Бедновато? В конце 80-х такой вопрос был просто невозможен. "Эстетизм" Толстой был важнее ее "морализма". Иначе смотрела на эту проблему только сама Толстая, принявшаяся за свой заветный труд уже в пору своего триумфального выхода в пространства публичной словесности (под текстом даты - 1986-2000). Роман "Кысь" строится на тезисе: "Вы все не умеете читать, а стало быть книги - сколь угодно замечательные - вам не впрок". Потому главы его носят имена русских букв (от "аза" до "ижицы"), самый симпатичный персонаж по ходу дела печалуется об исчезновении "фиты", а незадолго до развязки отвечает на вопрос возжелавшего полной истины главного героя ("Книгу-то эту где искать?... Где сказано, как жить!"): "Азбуку учи!

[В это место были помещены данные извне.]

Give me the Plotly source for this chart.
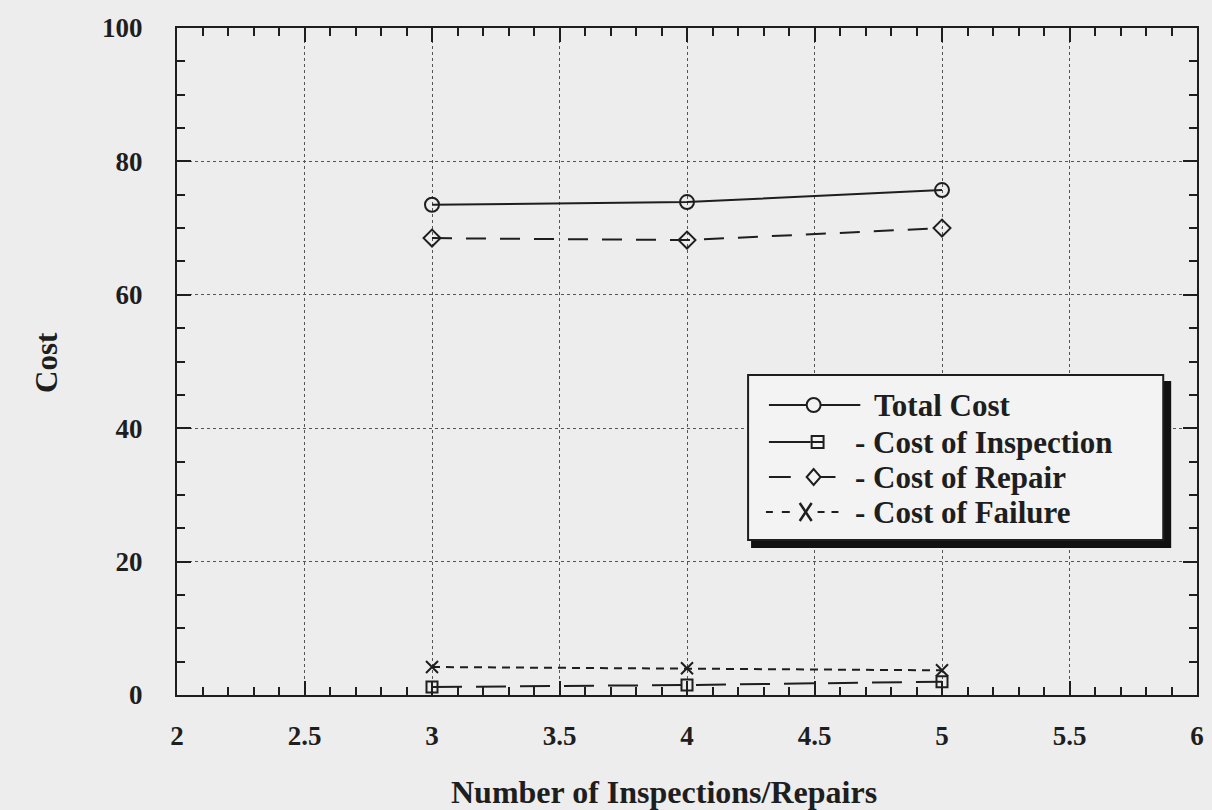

Азбуку! Сто раз повторял! Без азбуки не прочтешь!"

Вот прочитаем мы "Кысь" (мудростью проникнемся, видимо, наизусть текст выучив), и тогда, быть может, что-то сдвинется. Ну а не хватит силенок - останемся в том заколдованном круге, о коем и повествует Толстая, в том русском бреду, где будущее (действие происходит через несколько столетий после Взрыва, превратившего людей в мутантов) неотличимо от прошлого (в романе представлен синтез неолита и средневековья). Будем мы, "голубчики" (так именуют друг друга персонажи Толстой), трястись над огнем (добывать не умеем), подчиняться произволу "мурз", славить очередного верховного Федора Кузьмича, что изобрел колесо и коромысло и сочинил всю мировую литературу (бывшая Москва и зовется Федор-Кузьмичск - до тех пор, пока новый царек не наречет ее Кудеяр-Кудеярычском). Будем питаться мышами и червырями, драться, воровать, ржать над чужими бедами, исходить похотью, изнывать от страха перед властями, а пуще - перед Санитарами (тайной полицией), а того пуще - перед невидимым зверем Кысь, что живет в северных лесах, дико и жалобно воет и бросается на зазевавшегося голубчика, рвет когтем его главную жилочку - "и весь разум из человека выйдет". Будут вести свои бессмысленные споры "прежние": то ли прошлое восстанавливать надо, то ли на прогресс и Запад надеяться. Будут дразнить и соблазнять нас химерой культуры: "старопечатные книги" запрещены (на тех, кто хранит их, и охотятся Санитары), но писцы исправно покрывают бересту "новыми сочинениями" Федора Кузьмича, каковые всегда можно купить на торжище, заплатив некоторым количеством мышей. А если кто шибко полюбит книжную мудрость, если возжаждет всю ее себе присвоить (проникнется духом гоголевского Петрушки), то станет он орудием тех же самых Санитаров - "лечить" (убивать) других голубчиков начнет, в очередной революции участие примет и ради "спасения искусства" на предательство пойдет. И окажется, что он (ты, читающий без разумения!) и есть невидимый зверь Кысь. Что и случилось с главным героя романа. Правда, почему-то пережившим финальную катастрофу - новый Взрыв, после которого на вечном нашем пепелище длят свои споры двое всегда живых "прежних" - "хранитель огня" и "диссидент-западник".